### What is being asked:
Comb the records below for the string "this" and copy each line where it turns up.

### Data supplied:

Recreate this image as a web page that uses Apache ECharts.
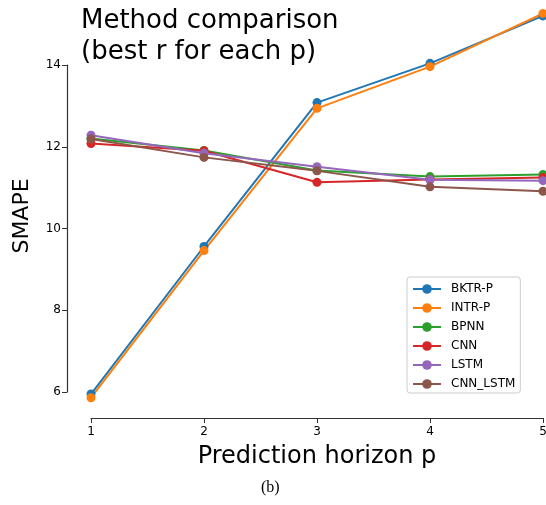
---
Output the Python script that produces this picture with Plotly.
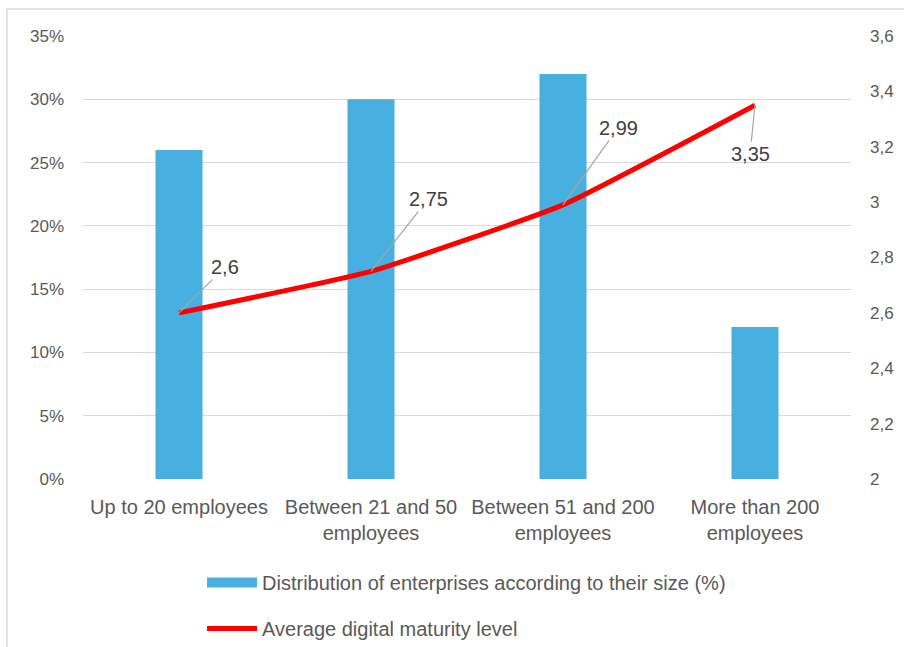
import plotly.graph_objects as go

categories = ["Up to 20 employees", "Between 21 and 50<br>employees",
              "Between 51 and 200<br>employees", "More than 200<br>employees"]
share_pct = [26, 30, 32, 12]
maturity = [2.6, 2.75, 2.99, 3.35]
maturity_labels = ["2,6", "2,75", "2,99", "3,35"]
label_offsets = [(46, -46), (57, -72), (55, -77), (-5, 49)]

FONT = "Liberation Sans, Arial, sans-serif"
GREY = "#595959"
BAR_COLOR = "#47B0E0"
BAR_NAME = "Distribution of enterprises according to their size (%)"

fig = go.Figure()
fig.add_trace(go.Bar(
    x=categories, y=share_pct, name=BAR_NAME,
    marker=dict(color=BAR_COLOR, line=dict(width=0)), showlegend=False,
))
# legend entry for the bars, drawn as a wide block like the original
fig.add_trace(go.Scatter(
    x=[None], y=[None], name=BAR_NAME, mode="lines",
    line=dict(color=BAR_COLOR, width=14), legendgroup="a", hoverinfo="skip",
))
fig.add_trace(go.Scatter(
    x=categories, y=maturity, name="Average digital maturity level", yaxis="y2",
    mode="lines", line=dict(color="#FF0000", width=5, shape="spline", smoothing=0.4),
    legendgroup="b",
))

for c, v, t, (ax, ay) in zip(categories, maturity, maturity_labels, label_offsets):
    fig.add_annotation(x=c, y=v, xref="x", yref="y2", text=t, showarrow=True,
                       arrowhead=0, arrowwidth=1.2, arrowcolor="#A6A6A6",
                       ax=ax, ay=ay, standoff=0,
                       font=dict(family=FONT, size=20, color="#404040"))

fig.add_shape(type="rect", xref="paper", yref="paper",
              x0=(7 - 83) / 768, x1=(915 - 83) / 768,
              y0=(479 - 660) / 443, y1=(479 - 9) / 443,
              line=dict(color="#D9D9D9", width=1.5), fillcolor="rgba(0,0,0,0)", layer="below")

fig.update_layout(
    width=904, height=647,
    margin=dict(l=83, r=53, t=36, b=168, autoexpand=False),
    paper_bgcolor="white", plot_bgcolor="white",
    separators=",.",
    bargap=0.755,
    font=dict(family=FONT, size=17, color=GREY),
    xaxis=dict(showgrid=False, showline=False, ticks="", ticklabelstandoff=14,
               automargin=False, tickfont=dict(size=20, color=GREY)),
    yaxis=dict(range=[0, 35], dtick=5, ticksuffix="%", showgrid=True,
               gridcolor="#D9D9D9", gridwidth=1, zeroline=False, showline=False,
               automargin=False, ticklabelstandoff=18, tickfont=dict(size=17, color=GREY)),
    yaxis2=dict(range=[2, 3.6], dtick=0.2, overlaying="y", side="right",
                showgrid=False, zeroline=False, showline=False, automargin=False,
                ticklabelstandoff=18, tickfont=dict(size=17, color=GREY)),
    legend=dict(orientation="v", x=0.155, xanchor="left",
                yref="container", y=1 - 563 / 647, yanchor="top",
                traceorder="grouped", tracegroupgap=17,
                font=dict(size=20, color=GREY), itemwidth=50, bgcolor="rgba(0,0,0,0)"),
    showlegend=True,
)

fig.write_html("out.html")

### Task output:
Recreate this image as a web page that uses Apache ECharts.
Output the Python script that produces this picture with Plotly.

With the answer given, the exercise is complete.